Written problem —
Starting with the first line of the listing, quote each line exactly until and including the one with "49, bottom: 45", leaving pictures out.

Information shown —
<<<<

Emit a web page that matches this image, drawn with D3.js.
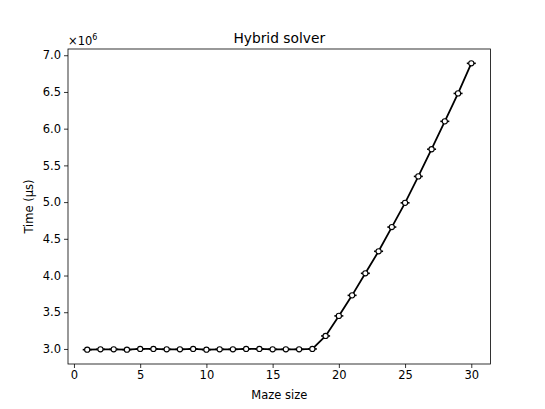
<!DOCTYPE html>
<html>
<head>
<meta charset="utf-8">
<script src="https://cdn.jsdelivr.net/npm/d3@7"></script>
<style>
  body { margin: 0; background: #fff; }
  text { font-family: "DejaVu Sans", sans-serif; fill: #000; }
</style>
</head>
<body>
<div id="chart"></div>
<script>
// Data
const mazeSizes = d3.range(1, 31);
const times = [
  2.99e6, 2.995e6, 2.995e6, 2.99e6, 3.0e6, 3.0e6, 2.995e6, 2.995e6, 3.0e6, 2.99e6,
  2.995e6, 2.995e6, 3.0e6, 3.0e6, 2.995e6, 2.995e6, 2.995e6, 3.0e6,
  3.177e6, 3.45e6, 3.73e6, 4.03e6, 4.33e6, 4.66e6, 4.99e6, 5.35e6, 5.72e6, 6.10e6, 6.48e6, 6.89e6
];
const xTicks = [0, 5, 10, 15, 20, 25, 30];
const yTicks = [3.0e6, 3.5e6, 4.0e6, 4.5e6, 5.0e6, 5.5e6, 6.0e6, 6.5e6, 7.0e6];

const width = 545;
const height = 409;
const margin = { left: 68, right: 54.5, top: 49, bottom: 45 };

const svg = d3.select('#chart')
    .append('svg')
    .attr('width', width)
    .attr('height', height);

// Matplotlib-like 5% padding
const xExt = d3.extent(mazeSizes);
const xPad = (xExt[1] - xExt[0]) * 0.05;
const yExt = d3.extent(times);
const yPad = (yExt[1] - yExt[0]) * 0.05;

const x = d3.scaleLinear()
    .domain([xExt[0] - xPad, xExt[1] + xPad])
    .range([margin.left, width - margin.right]);

const y = d3.scaleLinear()
    .domain([yExt[0] - yPad, yExt[1] + yPad])
    .range([height - margin.bottom, margin.top]);

// Axes
const xAxis = svg.append('g')
    .attr('transform', `translate(0,${height - margin.bottom})`)
    .call(d3.axisBottom(x).tickValues(xTicks).tickSize(4).tickPadding(3).tickFormat(d3.format('d')));

const yAxis = svg.append('g')
    .attr('transform', `translate(${margin.left},0)`)
    .call(d3.axisLeft(y).tickValues(yTicks).tickSize(4).tickPadding(3).tickFormat(d => (d / 1e6).toFixed(1)));

[xAxis, yAxis].forEach(g => {
    g.select('.domain').remove();
    g.selectAll('.tick line').attr('stroke', '#000').attr('stroke-width', 0.8);
    g.selectAll('.tick text').style('font-size', '11.5px').style('font-family', '"DejaVu Sans", sans-serif');
});

// Frame
svg.append('rect')
    .attr('x', margin.left)
    .attr('y', margin.top)
    .attr('width', width - margin.left - margin.right)
    .attr('height', height - margin.top - margin.bottom)
    .attr('fill', 'none')
    .attr('stroke', '#000')
    .attr('stroke-width', 0.8);

// Line
const pts = mazeSizes.map((d, i) => ({ n: d, t: times[i] }));

svg.append('path')
    .datum(pts)
    .attr('fill', 'none')
    .attr('stroke', '#000')
    .attr('stroke-width', 1.8)
    .attr('d', d3.line().x(d => x(d.n)).y(d => y(d.t)));

// small horizontal caps
svg.append('g')
    .selectAll('line')
    .data(pts)
    .enter()
    .append('line')
    .attr('x1', d => x(d.n) - 4.5)
    .attr('x2', d => x(d.n) + 4.5)
    .attr('y1', d => y(d.t))
    .attr('y2', d => y(d.t))
    .attr('stroke', '#000')
    .attr('stroke-width', 1.6);

// markers
svg.append('g')
    .selectAll('circle')
    .data(pts)
    .enter()
    .append('circle')
    .attr('cx', d => x(d.n))
    .attr('cy', d => y(d.t))
    .attr('r', 2.6)
    .attr('fill', '#fff')
    .attr('stroke', '#000')
    .attr('stroke-width', 1.1);

// Title
svg.append('text')
    .attr('x', (margin.left + width - margin.right) / 2)
    .attr('y', 43)
    .attr('text-anchor', 'middle')
    .style('font-size', '13.8px')
    .text('Hybrid solver');

// Offset text
const off = svg.append('text')
    .attr('x', margin.left)
    .attr('y', 45)
    .style('font-size', '11.5px');
off.append('tspan').text('×10');
off.append('tspan').attr('dy', -5).style('font-size', '8px').text('6');

// Axis labels
svg.append('text')
    .attr('x', (margin.left + width - margin.right) / 2)
    .attr('y', 399)
    .attr('text-anchor', 'middle')
    .style('font-size', '11.5px')
    .text('Maze size');

svg.append('text')
    .attr('transform', `translate(33,${(margin.top + height - margin.bottom) / 2}) rotate(-90)`)
    .attr('text-anchor', 'middle')
    .style('font-size', '11.5px')
    .text('Time (μs)');
</script>
</body>
</html>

>>>>

Complete answer —
Emit a web page that matches this image, drawn with D3.js.
<!DOCTYPE html>
<html>
<head>
<meta charset="utf-8">
<script src="https://cdn.jsdelivr.net/npm/d3@7"></script>
<style>
  body { margin: 0; background: #fff; }
  text { font-family: "DejaVu Sans", sans-serif; fill: #000; }
</style>
</head>
<body>
<div id="chart"></div>
<script>
// Data
const mazeSizes = d3.range(1, 31);
const times = [
  2.99e6, 2.995e6, 2.995e6, 2.99e6, 3.0e6, 3.0e6, 2.995e6, 2.995e6, 3.0e6, 2.99e6,
  2.995e6, 2.995e6, 3.0e6, 3.0e6, 2.995e6, 2.995e6, 2.995e6, 3.0e6,
  3.177e6, 3.45e6, 3.73e6, 4.03e6, 4.33e6, 4.66e6, 4.99e6, 5.35e6, 5.72e6, 6.10e6, 6.48e6, 6.89e6
];
const xTicks = [0, 5, 10, 15, 20, 25, 30];
const yTicks = [3.0e6, 3.5e6, 4.0e6, 4.5e6, 5.0e6, 5.5e6, 6.0e6, 6.5e6, 7.0e6];

const width = 545;
const height = 409;
const margin = { left: 68, right: 54.5, top: 49, bottom: 45 };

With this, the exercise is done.